Load, transform, and write data with pipelines

The articles in this section provide common patterns, recommendations, and examples of data ingestion and transformation in DLT pipelines and writing transformed data to external services. When ingesting source data to create the initial datasets in a pipeline, these initial datasets are commonly called bronze tables and often perform simple transformations. By contrast, the final tables in a pipeline, commonly referred to as gold tables, often require complicated aggregations or reading from sources that are the targets of an APPLY CHANGES INTO operation.

Load data

You can load data from any data source supported by Apache Spark on Databricks using DLT. For examples of patterns for loading data from different sources, including cloud object storage, message buses like Kafka, and external systems like PostgreSQL, see Load data with DLT. These examples feature recommendations like using streaming tables with Auto Loader in DLT for an optimized ingestion experience.

Data flows

In DLT, a flow is a streaming query that processes source data incrementally to update a target streaming table.
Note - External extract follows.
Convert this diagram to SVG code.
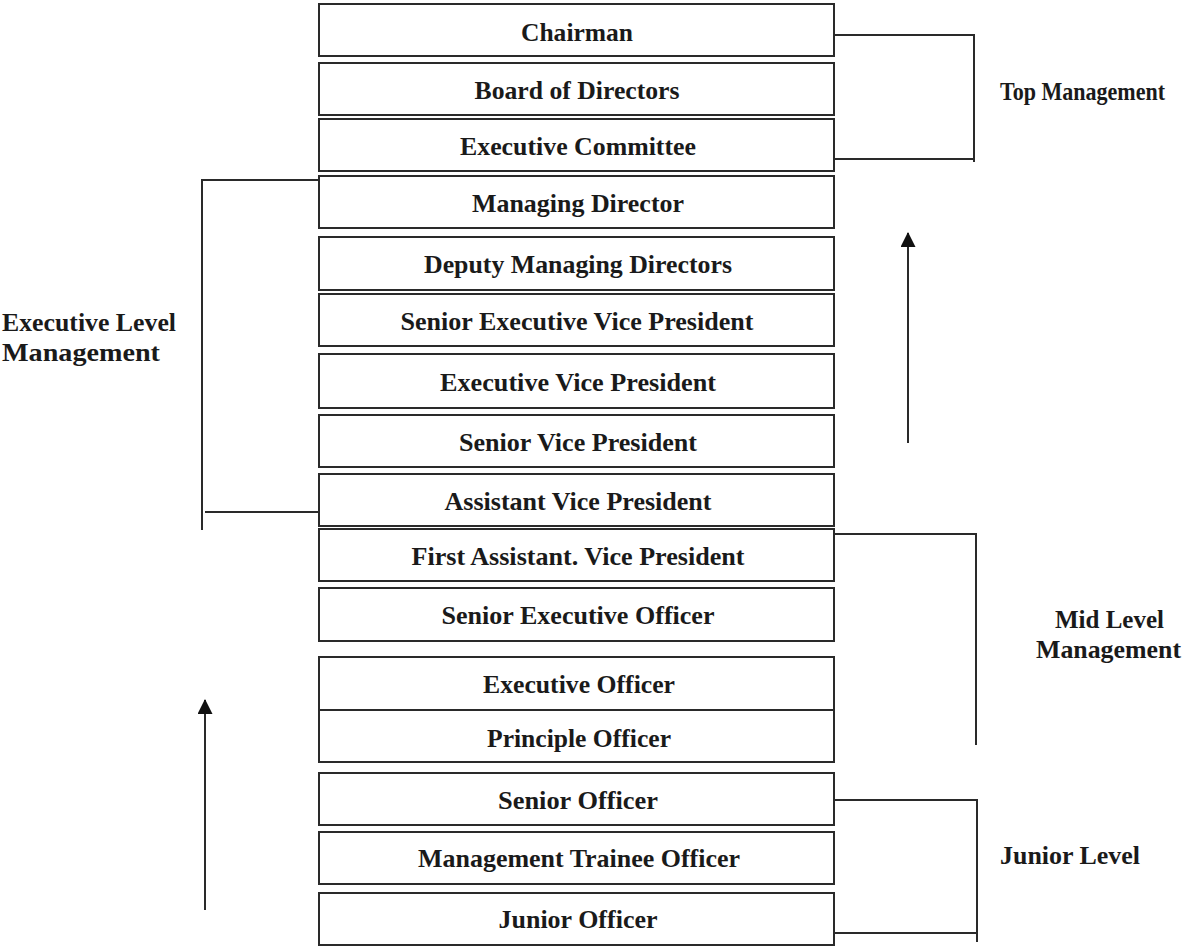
<svg xmlns="http://www.w3.org/2000/svg" width="1197" height="947" viewBox="0 0 1197 947">
<style>
.box{fill:#fff;stroke:#2a2a2a;stroke-width:2}
.t{font-family:"Liberation Serif","Times New Roman",serif;font-weight:bold;font-size:25px;fill:#1a1a1a;text-anchor:middle}
.lbl{font-family:"Liberation Serif","Times New Roman",serif;font-weight:bold;font-size:25px;fill:#1a1a1a}
.ln{fill:none;stroke:#2a2a2a;stroke-width:2}
</style>
<defs>
<marker id="ah" markerWidth="15" markerHeight="15" refX="14" refY="7.5" orient="auto" markerUnits="userSpaceOnUse" viewBox="0 0 15 15">
<path d="M0,0 L15,7.5 L0,15 Z" fill="#111"/>
</marker>
</defs>
<rect width="1197" height="947" fill="#fff"/>
<g id="n1"><rect class="box" x="319" y="4" width="515" height="52"/><text class="t" x="577" y="41" textLength="112" lengthAdjust="spacingAndGlyphs">Chairman</text></g>
<g id="n2"><rect class="box" x="319" y="63" width="515" height="52"/><text class="t" x="577" y="99" textLength="205" lengthAdjust="spacingAndGlyphs">Board of Directors</text></g>
<g id="n3"><rect class="box" x="319" y="119" width="515" height="52"/><text class="t" x="578" y="155" textLength="236" lengthAdjust="spacingAndGlyphs">Executive Committee</text></g>
<g id="n4"><rect class="box" x="319" y="176" width="515" height="52"/><text class="t" x="578" y="212" textLength="212" lengthAdjust="spacingAndGlyphs">Managing Director</text></g>
<g id="n5"><rect class="box" x="319" y="237" width="515" height="53"/><text class="t" x="578" y="273" textLength="308" lengthAdjust="spacingAndGlyphs">Deputy Managing Directors</text></g>
<g id="n6"><rect class="box" x="319" y="294" width="515" height="52"/><text class="t" x="577" y="330" textLength="353" lengthAdjust="spacingAndGlyphs">Senior Executive Vice President</text></g>
<g id="n7"><rect class="box" x="319" y="354" width="515" height="54"/><text class="t" x="578" y="391" textLength="276" lengthAdjust="spacingAndGlyphs">Executive Vice President</text></g>
<g id="n8"><rect class="box" x="319" y="415" width="515" height="52"/><text class="t" x="578" y="451" textLength="238" lengthAdjust="spacingAndGlyphs">Senior Vice President</text></g>
<g id="n9"><rect class="box" x="319" y="474" width="515" height="52"/><text class="t" x="578" y="510" textLength="267" lengthAdjust="spacingAndGlyphs">Assistant Vice President</text></g>
<g id="n10"><rect class="box" x="319" y="529" width="515" height="52"/><text class="t" x="578" y="565" textLength="333" lengthAdjust="spacingAndGlyphs">First Assistant. Vice President</text></g>
<g id="n11"><rect class="box" x="319" y="588" width="515" height="53"/><text class="t" x="578" y="624" textLength="273" lengthAdjust="spacingAndGlyphs">Senior Executive Officer</text></g>
<g id="n12"><rect class="box" x="319" y="657" width="515" height="53"/><text class="t" x="579" y="693" textLength="192" lengthAdjust="spacingAndGlyphs">Executive Officer</text></g>
<g id="n13"><rect class="box" x="319" y="710" width="515" height="52"/><text class="t" x="579" y="747" textLength="184" lengthAdjust="spacingAndGlyphs">Principle Officer</text></g>
<g id="n14"><rect class="box" x="319" y="773" width="515" height="52"/><text class="t" x="578" y="809" textLength="160" lengthAdjust="spacingAndGlyphs">Senior Officer</text></g>
<g id="n15"><rect class="box" x="319" y="832" width="515" height="52"/><text class="t" x="579" y="867" textLength="322" lengthAdjust="spacingAndGlyphs">Management Trainee Officer</text></g>
<g id="n16"><rect class="box" x="319" y="893" width="515" height="52"/><text class="t" x="578" y="928" textLength="159" lengthAdjust="spacingAndGlyphs">Junior Officer</text></g>
<g id="labels">
<text class="lbl" x="1000" y="100" textLength="165" lengthAdjust="spacingAndGlyphs">Top Management</text>
<text class="lbl" x="2" y="331" textLength="174" lengthAdjust="spacingAndGlyphs">Executive Level</text>
<text class="lbl" x="2" y="361" textLength="158" lengthAdjust="spacingAndGlyphs">Management</text>
<text class="lbl" x="1055" y="628" textLength="109" lengthAdjust="spacingAndGlyphs">Mid Level</text>
<text class="lbl" x="1036" y="658" textLength="145" lengthAdjust="spacingAndGlyphs">Management</text>
<text class="lbl" x="1000" y="864" textLength="140" lengthAdjust="spacingAndGlyphs">Junior Level</text>
</g>
<g id="connectors">
<path class="ln" d="M834,35 H974 V162 M834,159 H974"/>
<path class="ln" d="M319,180 H202 V530 M205,512 H319"/>
<path class="ln" d="M834,534 H976 V745"/>
<path class="ln" d="M834,800 H977 V942 M834,933 H977"/>
<line class="ln" x1="908" y1="443" x2="908" y2="233" marker-end="url(#ah)"/>
<line class="ln" x1="205" y1="910" x2="205" y2="700" marker-end="url(#ah)"/>
</g>
</svg>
Many streaming queries needed to implement a DLT pipeline create an implicit flow as part of the query definition. DLT also supports explicitly declaring flows when more specialized processing is required. To learn more about DLT flows and see examples of using flows to implement data processing tasks, see Load and process data incrementally with DLT flows.

Change data capture (CDC)

Change data capture (CDC) is a data integration pattern that captures changes made to data in a source system, such as inserts, updates, and deletes. CDC is commonly used to efficiently replicate tables from a source system into Databricks. DLT simplifies CDC with the APPLY CHANGES API. By automatically handling out-of-sequence records, the APPLY CHANGES API in DLT ensures correct processing of CDC records and removes the need to develop complex logic for handling out-of-sequence records. See What is change data capture (CDC)? and The APPLY CHANGES APIs: Simplify change data capture with DLT.

Transform data

With DLT, you can declare transformations on datasets and specify how records are processed through query logic. For examples of common transformation patterns when building out DLT pipelines, including usage of streaming tables, materialized views, stream-static joins, and MLflow models in pipelines, see Transform data with pipelines.

Optimize stateful processing in DLT with watermarks

To effectively manage data kept in state, you can use watermarks when performing stateful stream processing in DLT, including aggregations, joins, and deduplication. In stream processing, a watermark is an Apache Spark feature that can define a time-based threshold for processing data when performing stateful operations. Data arriving is processed until the threshold is reached, at which point the time window defined by the threshold is closed. Watermarks can be used to avoid problems during query processing, mainly when processing larger datasets or long-running processing.

For examples and recommendations, see Optimize stateful processing in DLT with watermarks.

Write records to external services with DLT sinks

Preview

The DLT sink API is in Public Preview.

In addition to persisting transformed data to Databricks managed Delta tables in Unity Catalog and the Hive metastore, you can use DLT sinks to persist to external targets, including event streaming services like Apache Kafka or Azure Event Hubs, and external tables managed by Unity Catalog or the Hive metastore. See Stream records to external services with DLT sinks.